Miliardi e miliardi di pugni, da cui distilli i più importanti che rintracci o ricordi o rievochi dando loro un contorno, colorando il bianco e nero. Monzon-Griffith, 25 settembre 1971, Buenos Aires, round 14, minuto 2’ 30”. Gancio destro, gancio sinistro, nessuna tregua, l’argentino suona Emile come una campana. Una enciclopedia a duecento volumi, un album con migliaia di immagini, un percorso sensoriale a quattro dimensioni tra suoni e umori. Ali-Foreman, 30 ottobre 1974, Kinshasa, round 8, minuto 2’ 47”. Un destro e un sinistro, nella stessa frazione di secondo, entrambi sulla faccia di George Foreman. L’incontro finisce dieci secondi più tardi, il tempo che l’arbitro conti fino a dieci, appunto. Una teoria infinita di colpi che fanno la storia dello sport, punteggiano l’epica del pugilato, chiamano l’applauso, spezzano il fiato, spaventano ed esaltano. Hearns-Duran, 15 giugno 1984, Las Vegas, round 2, minuto 0’ 58”. Gancio destro di Hearns, spaventoso, con Duran già alle corde. «Mano de Pedra» cade in avanti, di faccia, e crolla sul tappeto. Frammenti di grande boxe. Invenzioni dei migliori interpreti. A cui un giorno si aggiunge questo: Parisi-Dumitrescu, 2 ottobre 1988, round 1, minuto 1’ 41”. Un sinistro, uno in più, da non dimenticare.

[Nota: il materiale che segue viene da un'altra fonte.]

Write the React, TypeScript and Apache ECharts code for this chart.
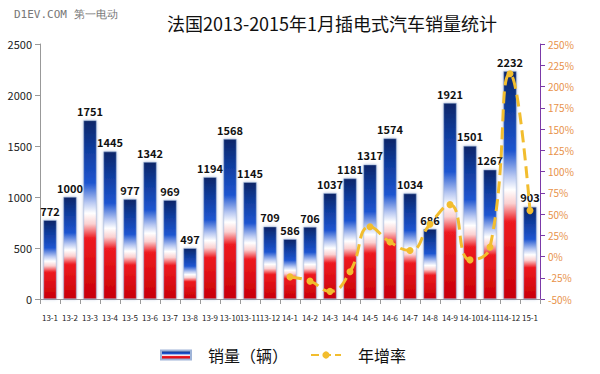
import React, { useEffect, useRef } from "react";
import * as echarts from "echarts";

const categories = ["13-1","13-2","13-3","13-4","13-5","13-6","13-7","13-8","13-9","13-10","13-11","13-12","14-1","14-2","14-3","14-4","14-5","14-6","14-7","14-8","14-9","14-10","14-11","14-12","15-1"];
const sales = [772,1000,1751,1445,977,1342,969,497,1194,1568,1145,709,586,706,1037,1181,1317,1574,1034,686,1921,1501,1267,2232,903];
const growth: (number | null)[] = [null,null,null,null,null,null,null,null,null,null,null,null,-24,-29,-41,-18,35,17,7,38,61,-4,11,215,54];

const FONT = "'Noto Sans CJK SC', 'Open Sans', sans-serif";

export default function App() {
  const ref = useRef<HTMLDivElement>(null);
  useEffect(() => {
    const chart = echarts.init(ref.current!, null, { renderer: "svg" });
    const barGrad = new echarts.graphic.LinearGradient(0, 0, 0, 1, [
      { offset: 0, color: "#0b2568" },
      { offset: 0.15, color: "#0f3a9a" },
      { offset: 0.35, color: "#1e55d0" },
      { offset: 0.46, color: "#b8c8f2" },
      { offset: 0.52, color: "#ffffff" },
      { offset: 0.58, color: "#fbd0d0" },
      { offset: 0.66, color: "#ee1a20" },
      { offset: 1, color: "#c80008" },
    ]);
    chart.setOption({
      animation: false,
      backgroundColor: "#ffffff",
      textStyle: { fontFamily: FONT },
      title: {
        text: "法国2013-2015年1月插电式汽车销量统计",
        left: 327,
        top: 9,
        textAlign: "center",
        textStyle: { fontSize: 18, fontWeight: "normal", color: "#111", fontFamily: FONT },
      },
      graphic: [
        {
          type: "text",
          left: 14,
          top: 9,
          style: { text: "D1EV.COM 第一电动", fontSize: 11, fill: "#777", fontFamily: "'DejaVu Sans Mono', monospace" },
        },
      ],
      legend: {
        bottom: 6,
        left: 155,
        itemGap: 22,
        itemWidth: 30,
        itemHeight: 9,
        textStyle: { fontSize: 16, color: "#111", padding: [0, 0, 0, 12] },
        data: [
          { name: "销量（辆）", icon: "rect" },
          { name: "年增率" },
        ],
      },
      grid: { left: 40, right: 60, top: 44, bottom: 75 },
      xAxis: {
        type: "category",
        data: categories,
        axisLine: { lineStyle: { color: "#999" } },
        axisTick: { show: true, lineStyle: { color: "#999" } },
        axisLabel: { interval: 0, fontSize: 8, color: "#222", margin: 14 },
      },
      yAxis: [
        {
          type: "value",
          min: 0,
          max: 2500,
          interval: 500,
          splitLine: { show: false },
          axisLine: { show: true, lineStyle: { color: "#999" } },
          axisTick: { show: true, lineStyle: { color: "#999" } },
          axisLabel: { fontSize: 11, color: "#222", formatter: (v: number) => String(v) },
        },
        {
          type: "value",
          min: -50,
          max: 250,
          interval: 25,
          position: "right",
          splitLine: { show: false },
          axisLine: { show: true, lineStyle: { color: "#7b3aa8" } },
          axisTick: { show: true, lineStyle: { color: "#7b3aa8" } },
          axisLabel: { fontSize: 10, color: "#e8924a", formatter: "{value}%" },
        },
      ],
      series: [
        {
          name: "销量（辆）",
          type: "bar",
          data: sales,
          barWidth: 13,
          itemStyle: {
            color: barGrad,
            borderColor: "#9fb4d8",
            borderWidth: 0.5,
            shadowBlur: 3,
            shadowColor: "rgba(80,110,180,0.5)",
          },
          label: {
            show: true,
            position: "top",
            fontSize: 11,
            fontWeight: "bold",
            color: "#111",
            distance: 4,
          },
        },
        {
          name: "年增率",
          type: "line",
          yAxisIndex: 1,
          data: growth,
          smooth: true,
          symbol: "circle",
          symbolSize: 7,
          lineStyle: { color: "#f2bd2e", width: 3, type: "dashed" },
          itemStyle: { color: "#f2bd2e" },
        },
      ],
    });
    return () => chart.dispose();
  }, []);
  return <div ref={ref} style={{ width: 600, height: 374, position: "absolute", left: 0, top: 0 }} />;
}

Un sinistro. Non un pugno normale. Normalmente bello, o normalmente potente. Un pugno speciale. Vale una medaglia d’oro olimpica — e questo basterebbe a isolarne il valore — e sfugge a ogni spiegazione. Che non è solo tecnica, non sarebbe giusto. Deve essere anche intima, spirituale, assoluta. Ogni pugile tira milioni di pugni. Su avversari, sparring, sacchi, punching-ball. Come i calciatori tirano milioni di calci al pallone, eccetera. Ci sarà sempre qualcuno che ti chiederà a fine carriera di ricordarti di un pugno o di un calcio. Tu ci penserai, selezionerai, spremerai. Ti resterà poco in mano, il meglio. Ecco, in quel pugno c’è il meglio di Giovanni Parisi. Ne avrà anche tirati di più forti o di più redditizi. Ma Parisi è quel pugno. È il pugno — manifesto, eppure invisibile — che lo rivela al mondo. E per scoprire da dove è arrivato (da dove è arrivato davvero) è inutile guardare e riguardare quel filmato. Bisogna partire dall’inizio. Che non è a Vibo Valentia, il 2 dicembre 1967. Ma è a Voghera, una mattina dell’autunno 1978."